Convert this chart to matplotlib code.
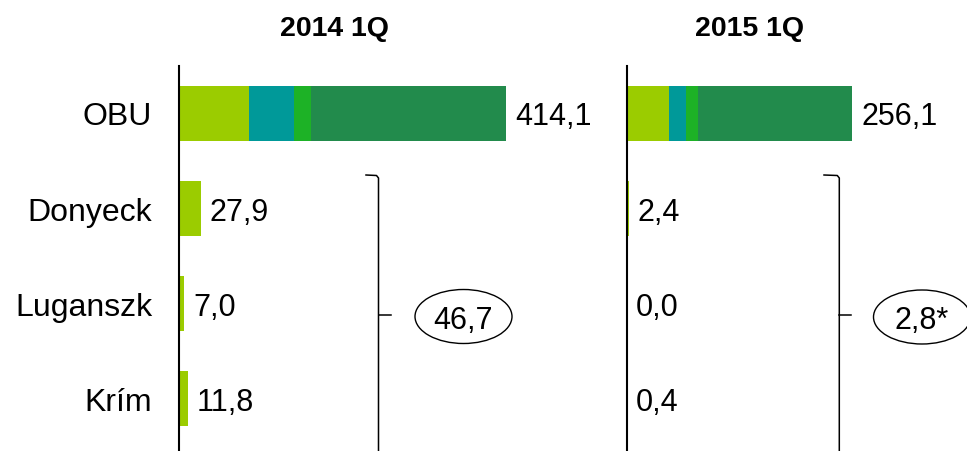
import matplotlib.pyplot as plt
from matplotlib.lines import Line2D
from matplotlib.patches import Ellipse

plt.rcParams['font.family'] = ['Liberation Sans', 'DejaVu Sans']

# Data
categories = ['OBU', 'Donyeck', 'Luganszk', 'Krím']
periods = ['2014 1Q', '2015 1Q']
obu_parts = {
    '2014 1Q': [88.4, 57.2, 21.1, 247.4],
    '2015 1Q': [48.8, 18.2, 13.6, 175.5],
}
regions = {
    '2014 1Q': [27.9, 7.0, 11.8],
    '2015 1Q': [2.4, 0.0, 0.4],
}
part_colors = ['#9BCC00', '#009999', '#1DB226', '#228B4C']

W, H = 967, 452
fig = plt.figure(figsize=(W / 100, H / 100), dpi=100)


def fx(x):
    return x / W


def fy(y):
    return 1 - y / H


def fmt(v):
    return f'{v:.1f}'.replace('.', ',')


# panel layout in pixels: zero line x, px per unit, right edge
panels = [(178.5, 0.792, 610), (626.5, 0.881, 967)]
row_top, row0, row_step = 67, 114, 95.3
bar_h = 55 / row_step

for (x0, scale, x1), per in zip(panels, periods):
    ax = fig.add_axes([fx(x0), 0, fx(x1 - x0), fy(row_top)])
    ax.set_xlim(0, (x1 - x0) / scale)
    ax.set_ylim((H - row0) / row_step, -(row0 - row_top) / row_step)
    for s in ['top', 'right', 'bottom']:
        ax.spines[s].set_visible(False)
    ax.spines['left'].set_linewidth(1.5)
    ax.spines['left'].set_zorder(5)
    ax.set_xticks([])
    ax.tick_params(axis='y', length=0, pad=19, labelsize=23)
    ax.set_yticks(range(len(categories)))
    if per == periods[0]:
        ax.set_yticklabels(categories)
    else:
        ax.set_yticklabels([])

    left = 0
    for v, c in zip(obu_parts[per], part_colors):
        ax.barh(0, v, left=left, height=bar_h, color=c, linewidth=0)
        left += v
    ax.annotate(fmt(left), (left, 0), xytext=(6.5, 0), textcoords='offset points',
                va='center_baseline', ha='left', fontsize=22)

    vals = regions[per]
    ax.barh(range(1, 4), vals, height=bar_h, color=part_colors[0], linewidth=0)
    for i, v in enumerate(vals):
        ax.annotate(fmt(v), (v, i + 1), xytext=(6.5, 0), textcoords='offset points',
                    va='center_baseline', ha='left', fontsize=22)

    # title above panel
    cx = 335 if per == periods[0] else 750
    fig.text(fx(cx), fy(29), per, ha='center', va='center', fontsize=20.5, fontweight='bold')

# right braces with the regional totals
braces = [(378.5, 366, 391, 463.5, 317.5, regions['2014 1Q'], ''),
          (839.3, 824, 851, 922, 318, regions['2015 1Q'], '*')]
for bx, hx, tx, ex, ey, vals, mark in braces:
    fig.add_artist(Line2D([fx(hx), fx(bx - 2), fx(bx), fx(bx)],
                          [fy(176), fy(176.5), fy(179), fy(460)],
                          color='black', lw=1.1, transform=fig.transFigure))
    fig.add_artist(Line2D([fx(bx), fx(tx)], [fy(315.5), fy(315.5)],
                          color='black', lw=1.1, transform=fig.transFigure))
    fig.add_artist(Ellipse((fx(ex), fy(ey)), fx(97), 54 / H, facecolor='none',
                           edgecolor='black', lw=1.0, transform=fig.transFigure))
    fig.text(fx(ex), fy(ey), fmt(sum(vals)) + mark, ha='center', va='center_baseline',
             fontsize=22)

fig.savefig('out.png', dpi=100)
::::::::
* [Stated task] Could the lines from the top of the material through the line with "ax.set_yticklabels([])" be repeated exactly, pictures left out?

* [Exercise output]
Convert this chart to matplotlib code.
import matplotlib.pyplot as plt
from matplotlib.lines import Line2D
from matplotlib.patches import Ellipse

plt.rcParams['font.family'] = ['Liberation Sans', 'DejaVu Sans']

# Data
categories = ['OBU', 'Donyeck', 'Luganszk', 'Krím']
periods = ['2014 1Q', '2015 1Q']
obu_parts = {
    '2014 1Q': [88.4, 57.2, 21.1, 247.4],
    '2015 1Q': [48.8, 18.2, 13.6, 175.5],
}
regions = {
    '2014 1Q': [27.9, 7.0, 11.8],
    '2015 1Q': [2.4, 0.0, 0.4],
}
part_colors = ['#9BCC00', '#009999', '#1DB226', '#228B4C']

W, H = 967, 452
fig = plt.figure(figsize=(W / 100, H / 100), dpi=100)


def fx(x):
    return x / W


def fy(y):
    return 1 - y / H


def fmt(v):
    return f'{v:.1f}'.replace('.', ',')


# panel layout in pixels: zero line x, px per unit, right edge
panels = [(178.5, 0.792, 610), (626.5, 0.881, 967)]
row_top, row0, row_step = 67, 114, 95.3
bar_h = 55 / row_step

for (x0, scale, x1), per in zip(panels, periods):
    ax = fig.add_axes([fx(x0), 0, fx(x1 - x0), fy(row_top)])
    ax.set_xlim(0, (x1 - x0) / scale)
    ax.set_ylim((H - row0) / row_step, -(row0 - row_top) / row_step)
    for s in ['top', 'right', 'bottom']:
        ax.spines[s].set_visible(False)
    ax.spines['left'].set_linewidth(1.5)
    ax.spines['left'].set_zorder(5)
    ax.set_xticks([])
    ax.tick_params(axis='y', length=0, pad=19, labelsize=23)
    ax.set_yticks(range(len(categories)))
    if per == periods[0]:
        ax.set_yticklabels(categories)
    else:
        ax.set_yticklabels([])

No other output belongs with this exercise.